**What to work on:** From the records below, please print only the lines from the one containing "What Plotly.js code" through the one containing "28.50, 29.07, 28.49];", both included. Skip the pictures.

Start of Dataset records

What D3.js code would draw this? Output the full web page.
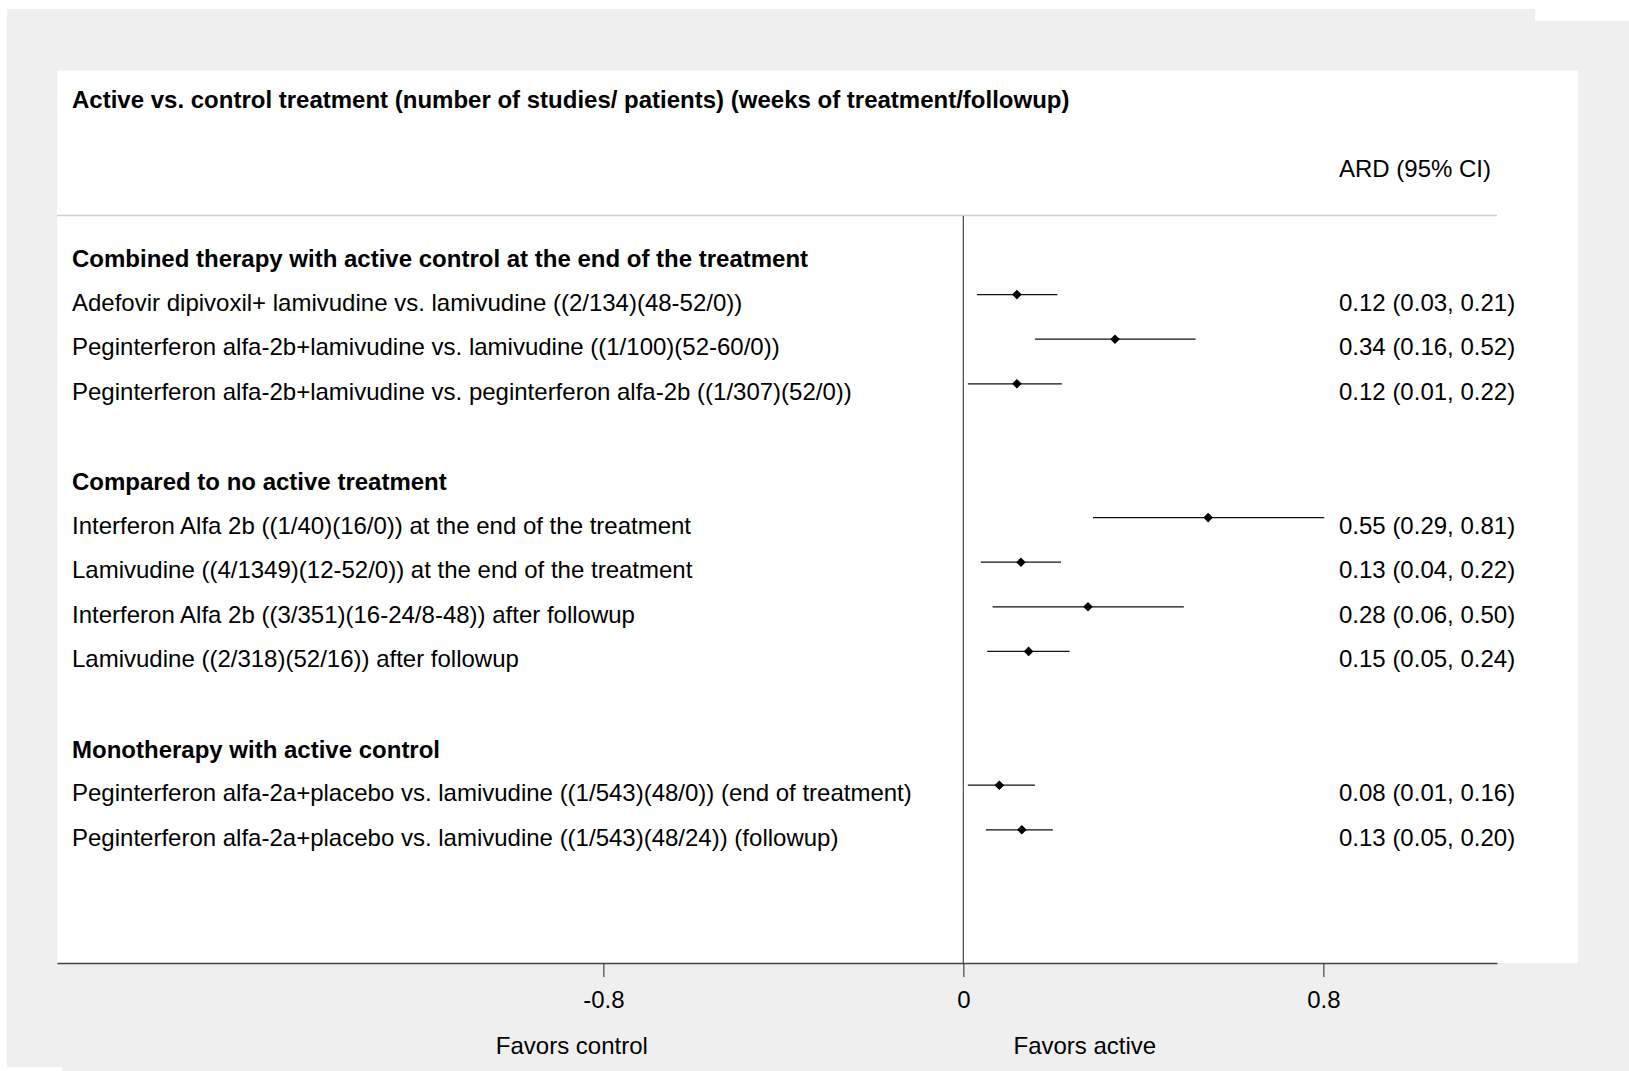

End of Dataset records
Start of Dataset records

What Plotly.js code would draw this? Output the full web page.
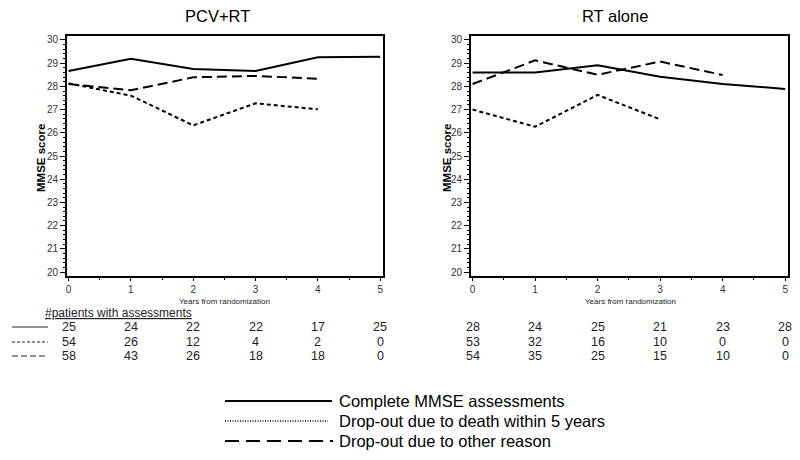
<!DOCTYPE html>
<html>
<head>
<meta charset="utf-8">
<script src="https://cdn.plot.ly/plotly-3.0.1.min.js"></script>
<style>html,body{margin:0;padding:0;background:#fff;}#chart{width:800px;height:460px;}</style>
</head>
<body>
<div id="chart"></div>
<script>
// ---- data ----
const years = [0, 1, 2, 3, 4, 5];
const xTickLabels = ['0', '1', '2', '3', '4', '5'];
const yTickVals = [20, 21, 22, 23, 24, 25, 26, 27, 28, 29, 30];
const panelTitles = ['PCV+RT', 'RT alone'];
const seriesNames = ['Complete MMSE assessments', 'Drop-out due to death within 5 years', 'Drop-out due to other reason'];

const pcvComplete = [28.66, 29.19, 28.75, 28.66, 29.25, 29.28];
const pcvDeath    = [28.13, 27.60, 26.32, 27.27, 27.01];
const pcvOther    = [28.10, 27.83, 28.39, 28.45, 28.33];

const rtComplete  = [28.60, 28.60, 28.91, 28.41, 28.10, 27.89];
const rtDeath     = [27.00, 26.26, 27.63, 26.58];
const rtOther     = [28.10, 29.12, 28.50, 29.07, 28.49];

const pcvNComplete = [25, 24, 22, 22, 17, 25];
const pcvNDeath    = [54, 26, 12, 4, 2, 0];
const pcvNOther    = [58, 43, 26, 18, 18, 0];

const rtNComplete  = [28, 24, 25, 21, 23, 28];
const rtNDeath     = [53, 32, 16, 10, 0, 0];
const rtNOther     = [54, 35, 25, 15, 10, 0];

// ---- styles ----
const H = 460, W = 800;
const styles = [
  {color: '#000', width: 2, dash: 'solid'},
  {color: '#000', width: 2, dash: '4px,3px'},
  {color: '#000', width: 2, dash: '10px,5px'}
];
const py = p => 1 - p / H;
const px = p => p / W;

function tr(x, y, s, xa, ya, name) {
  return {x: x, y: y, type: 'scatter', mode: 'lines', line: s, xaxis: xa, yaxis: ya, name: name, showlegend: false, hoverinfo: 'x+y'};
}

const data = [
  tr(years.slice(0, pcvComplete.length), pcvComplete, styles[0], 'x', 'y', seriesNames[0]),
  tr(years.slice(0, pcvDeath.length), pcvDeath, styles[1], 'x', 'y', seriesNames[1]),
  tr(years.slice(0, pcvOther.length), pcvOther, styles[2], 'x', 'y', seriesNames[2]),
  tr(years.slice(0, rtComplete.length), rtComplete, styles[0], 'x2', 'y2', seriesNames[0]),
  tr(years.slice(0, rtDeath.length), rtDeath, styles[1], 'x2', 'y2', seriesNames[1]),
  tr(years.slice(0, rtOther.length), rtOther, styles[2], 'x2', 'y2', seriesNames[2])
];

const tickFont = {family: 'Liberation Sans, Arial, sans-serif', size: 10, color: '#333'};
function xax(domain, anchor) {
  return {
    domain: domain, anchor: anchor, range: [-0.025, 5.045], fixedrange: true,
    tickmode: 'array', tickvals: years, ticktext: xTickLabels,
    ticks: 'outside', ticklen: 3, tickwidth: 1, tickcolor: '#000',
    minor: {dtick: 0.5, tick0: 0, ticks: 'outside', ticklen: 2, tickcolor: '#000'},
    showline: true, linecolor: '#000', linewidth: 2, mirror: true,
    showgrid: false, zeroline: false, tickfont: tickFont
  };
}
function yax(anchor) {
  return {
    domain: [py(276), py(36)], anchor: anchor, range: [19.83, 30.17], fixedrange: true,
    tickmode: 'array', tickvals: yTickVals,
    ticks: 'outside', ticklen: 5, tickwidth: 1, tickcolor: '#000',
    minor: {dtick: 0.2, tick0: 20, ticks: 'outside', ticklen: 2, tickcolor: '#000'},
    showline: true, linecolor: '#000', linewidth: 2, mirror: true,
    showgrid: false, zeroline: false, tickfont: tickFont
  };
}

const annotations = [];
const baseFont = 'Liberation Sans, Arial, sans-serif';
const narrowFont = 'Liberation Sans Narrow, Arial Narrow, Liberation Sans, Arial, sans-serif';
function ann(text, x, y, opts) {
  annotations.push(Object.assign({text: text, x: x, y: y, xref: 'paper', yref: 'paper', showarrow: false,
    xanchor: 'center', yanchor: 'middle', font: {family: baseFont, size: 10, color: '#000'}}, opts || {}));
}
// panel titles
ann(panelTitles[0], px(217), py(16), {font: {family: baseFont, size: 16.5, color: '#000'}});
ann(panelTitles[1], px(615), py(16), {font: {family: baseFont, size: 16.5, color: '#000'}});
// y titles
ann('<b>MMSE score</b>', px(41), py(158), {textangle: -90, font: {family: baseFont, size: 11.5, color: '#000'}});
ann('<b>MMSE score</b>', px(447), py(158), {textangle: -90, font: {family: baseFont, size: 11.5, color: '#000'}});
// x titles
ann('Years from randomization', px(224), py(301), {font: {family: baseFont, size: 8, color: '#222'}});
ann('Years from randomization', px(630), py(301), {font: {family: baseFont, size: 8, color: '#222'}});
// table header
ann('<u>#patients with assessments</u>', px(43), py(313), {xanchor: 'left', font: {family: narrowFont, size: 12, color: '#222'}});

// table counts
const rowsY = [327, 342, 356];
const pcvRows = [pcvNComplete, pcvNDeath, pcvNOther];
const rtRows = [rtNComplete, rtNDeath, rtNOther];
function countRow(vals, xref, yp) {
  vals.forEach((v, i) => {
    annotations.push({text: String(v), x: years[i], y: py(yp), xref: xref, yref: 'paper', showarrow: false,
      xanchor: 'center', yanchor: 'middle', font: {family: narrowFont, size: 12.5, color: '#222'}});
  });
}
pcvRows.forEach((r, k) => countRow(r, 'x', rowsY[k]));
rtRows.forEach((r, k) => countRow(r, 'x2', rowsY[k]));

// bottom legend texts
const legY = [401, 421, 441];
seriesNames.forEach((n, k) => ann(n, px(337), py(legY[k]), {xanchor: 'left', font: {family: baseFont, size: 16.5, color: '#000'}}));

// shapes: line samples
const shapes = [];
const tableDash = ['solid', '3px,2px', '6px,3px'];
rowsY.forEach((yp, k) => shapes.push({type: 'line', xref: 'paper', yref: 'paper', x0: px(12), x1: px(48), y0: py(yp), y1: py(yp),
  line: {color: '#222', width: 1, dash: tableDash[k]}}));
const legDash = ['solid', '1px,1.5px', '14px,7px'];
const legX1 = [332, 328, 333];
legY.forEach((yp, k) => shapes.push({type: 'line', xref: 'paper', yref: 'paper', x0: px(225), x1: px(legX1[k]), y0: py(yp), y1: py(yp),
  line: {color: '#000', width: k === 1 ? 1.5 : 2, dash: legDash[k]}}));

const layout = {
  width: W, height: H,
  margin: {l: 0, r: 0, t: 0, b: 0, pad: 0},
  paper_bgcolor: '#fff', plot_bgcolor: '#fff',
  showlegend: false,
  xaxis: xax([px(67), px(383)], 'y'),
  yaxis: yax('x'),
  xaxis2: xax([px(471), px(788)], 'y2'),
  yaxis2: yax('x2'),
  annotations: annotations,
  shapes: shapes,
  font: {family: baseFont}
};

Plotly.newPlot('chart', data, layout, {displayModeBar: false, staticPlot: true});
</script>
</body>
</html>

End of Dataset records

**Response to this exercise:**
What Plotly.js code would draw this? Output the full web page.
<!DOCTYPE html>
<html>
<head>
<meta charset="utf-8">
<script src="https://cdn.plot.ly/plotly-3.0.1.min.js"></script>
<style>html,body{margin:0;padding:0;background:#fff;}#chart{width:800px;height:460px;}</style>
</head>
<body>
<div id="chart"></div>
<script>
// ---- data ----
const years = [0, 1, 2, 3, 4, 5];
const xTickLabels = ['0', '1', '2', '3', '4', '5'];
const yTickVals = [20, 21, 22, 23, 24, 25, 26, 27, 28, 29, 30];
const panelTitles = ['PCV+RT', 'RT alone'];
const seriesNames = ['Complete MMSE assessments', 'Drop-out due to death within 5 years', 'Drop-out due to other reason'];

const pcvComplete = [28.66, 29.19, 28.75, 28.66, 29.25, 29.28];
const pcvDeath    = [28.13, 27.60, 26.32, 27.27, 27.01];
const pcvOther    = [28.10, 27.83, 28.39, 28.45, 28.33];

const rtComplete  = [28.60, 28.60, 28.91, 28.41, 28.10, 27.89];
const rtDeath     = [27.00, 26.26, 27.63, 26.58];
const rtOther     = [28.10, 29.12, 28.50, 29.07, 28.49];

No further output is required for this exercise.